Cuán asombroso es que él amárame y rescatárame
Oh, sí asombro es, siempre para mí.
Himnos de Sión.  Núm. 46

Despreciable es la mano pecadora.  Envidiable es la mano que pinta; honorable la que construye; apreciada la que ayuda; respetada la que sirve; adorada la que salva, sí, las manos de Cristo, el Hijo de Dios, el redentor de la humanidad.  Con esas manos toca a la puerta de nuestro entendimiento.

«He aquí, yo estoy a la puerta y llamo; si alguno oye mi voz y abre la puerta, entraré a él, y cenaré con él, y él conmigo» (Apocalipsis 3:20).
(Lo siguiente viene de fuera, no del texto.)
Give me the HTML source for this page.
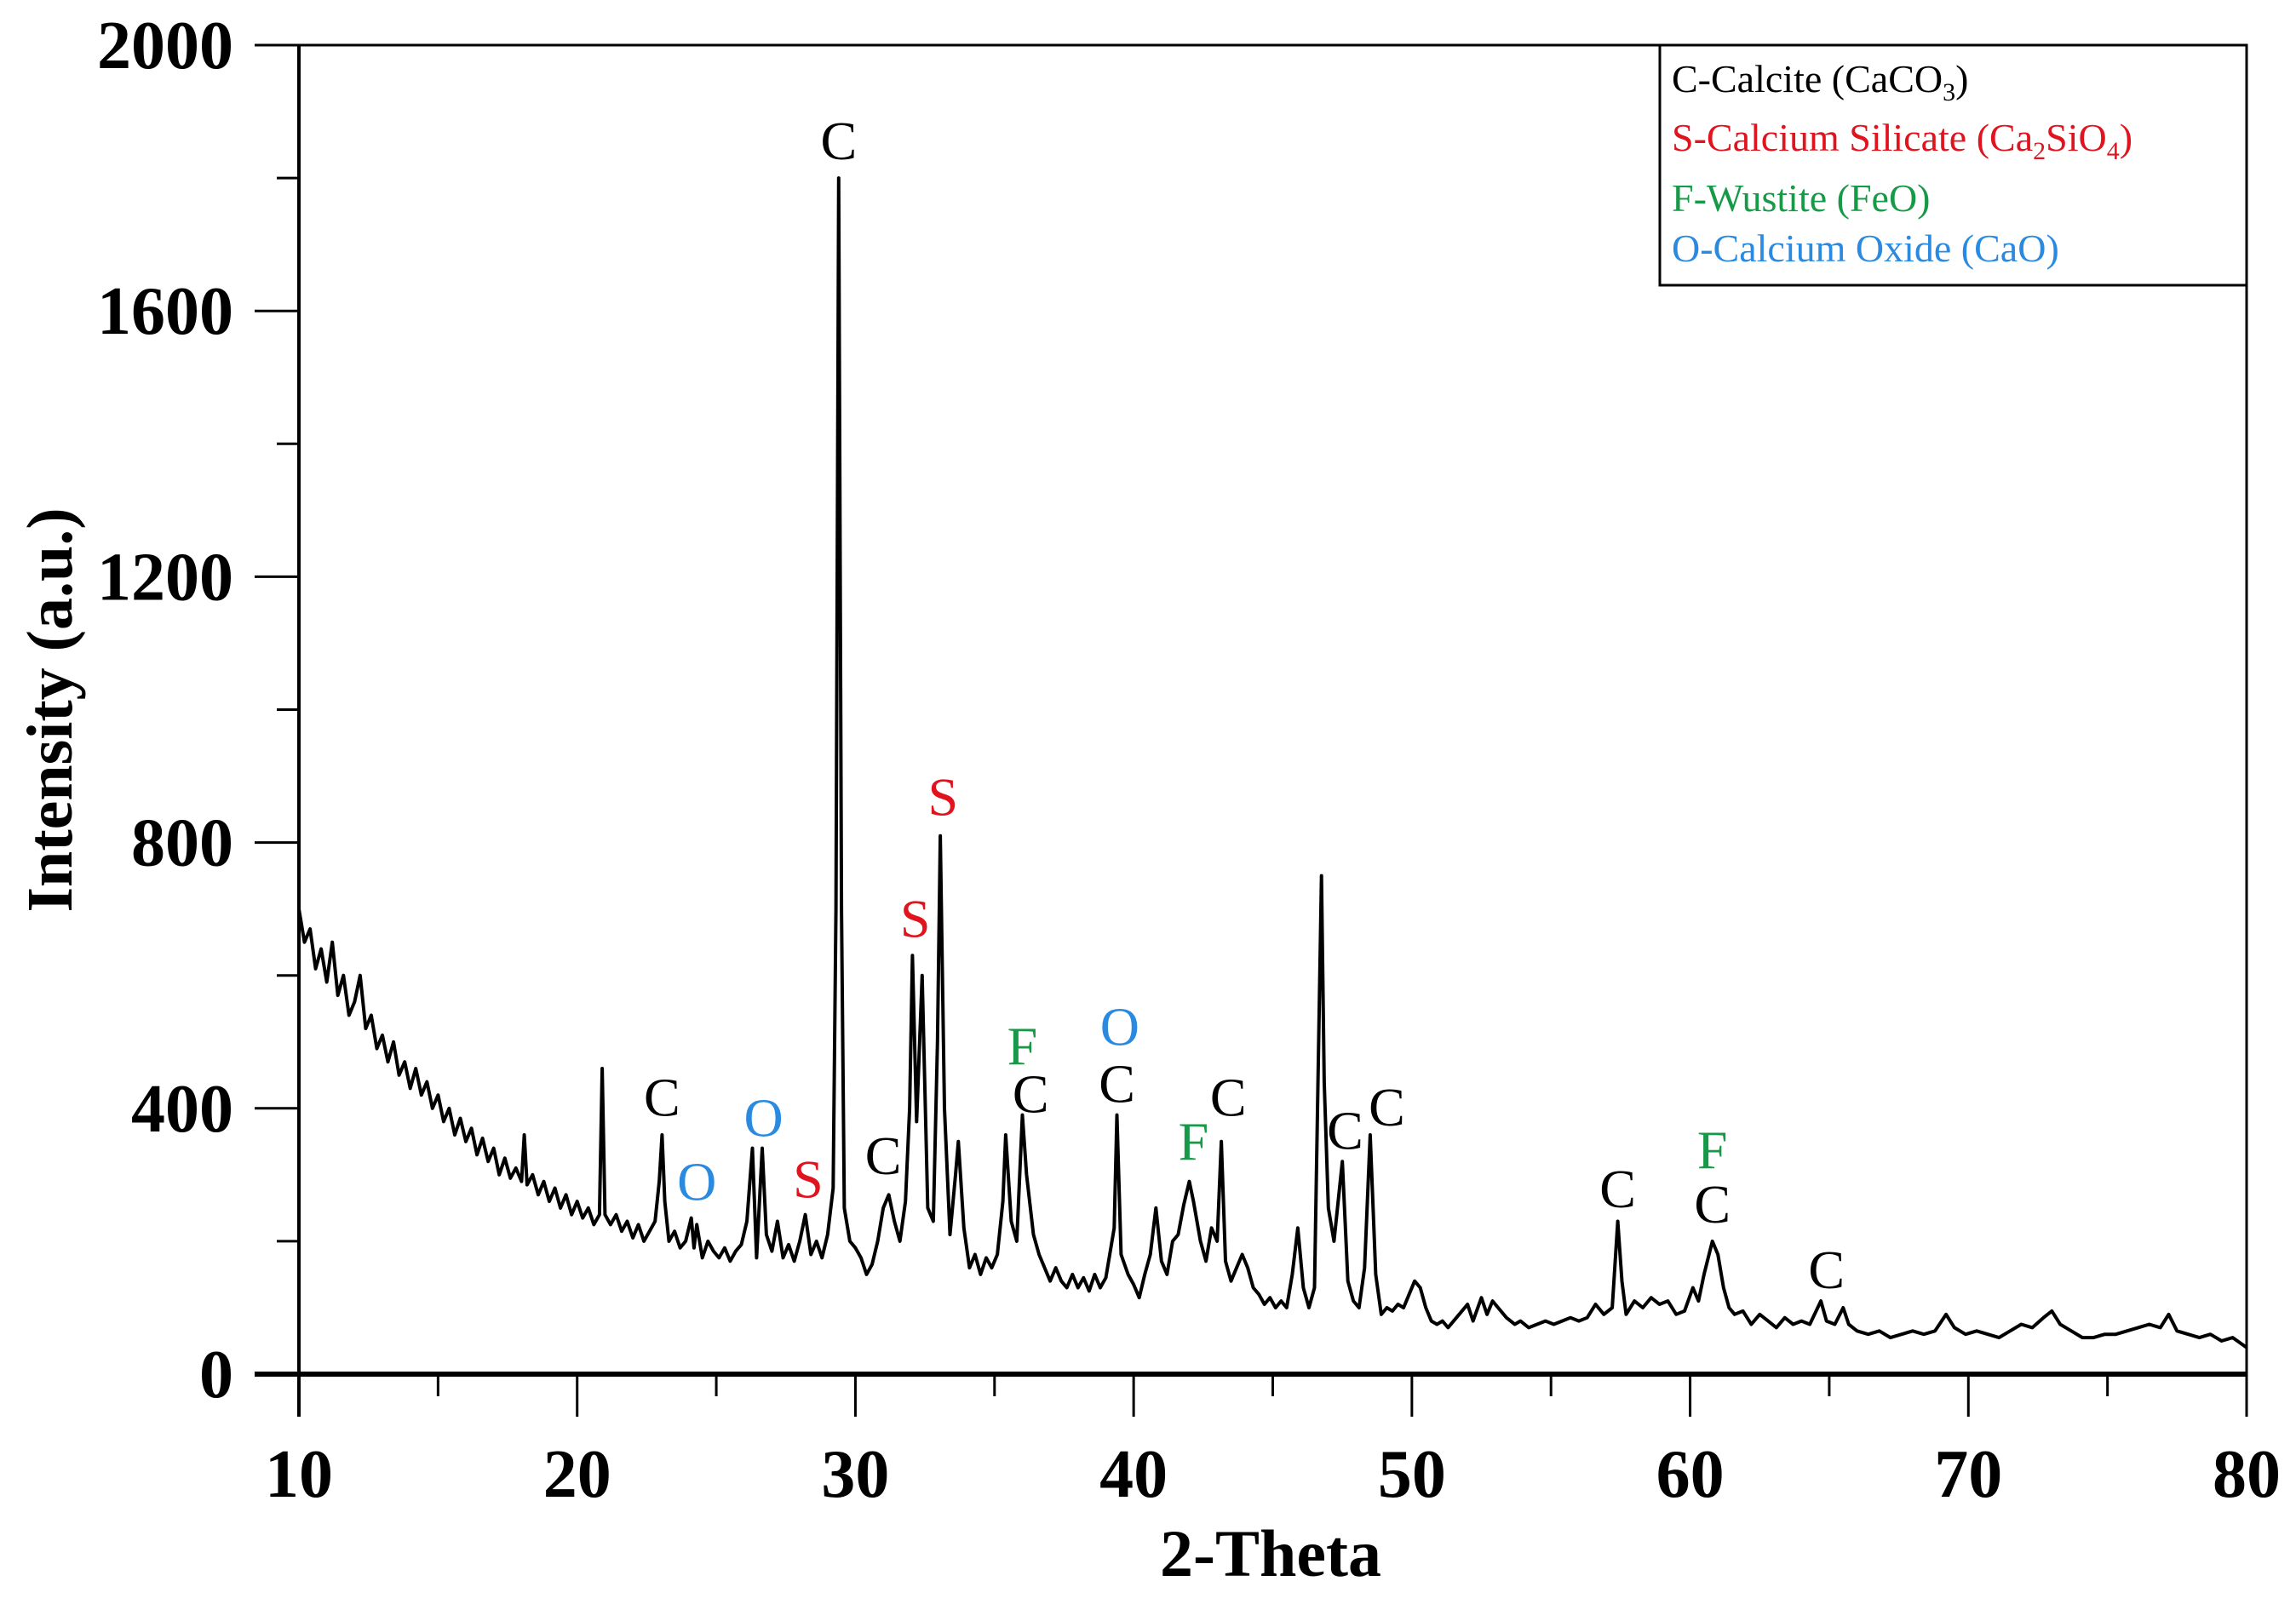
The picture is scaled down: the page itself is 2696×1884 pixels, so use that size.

¿Estamos prestos para oír su voz? ¿Abriremos las puertas de nuestra vida a su exaltada presencia?  Cada quien debe responder por sí mismo.

En esta jornada llamada mortalidad, nubes de obscuridad pueden aparecer en el horizonte de nuestro destino personal.  El camino futuro puede ser incierto; en nuestra desesperación podemos sentirnos inclinados a exclamar como lo hizo alguien:

«. . . Yo dije al hombre que esperaba a la entrada del año:

Dame una luz que debo andar sin peligro en lo desconocido.

Y él contestó:

Sal de la obscuridad y pon tu mano en la de Dios.

Esto será mejor para ti que una luz y más seguro que un camino ya conocido.”

De esta solemne verdad, yo testifico, y declaro que nuestro Señor y Salvador vive y que El aún ahora dirige su Iglesia con todo el poder de su mano, en el nombre de Jesucristo. Amén.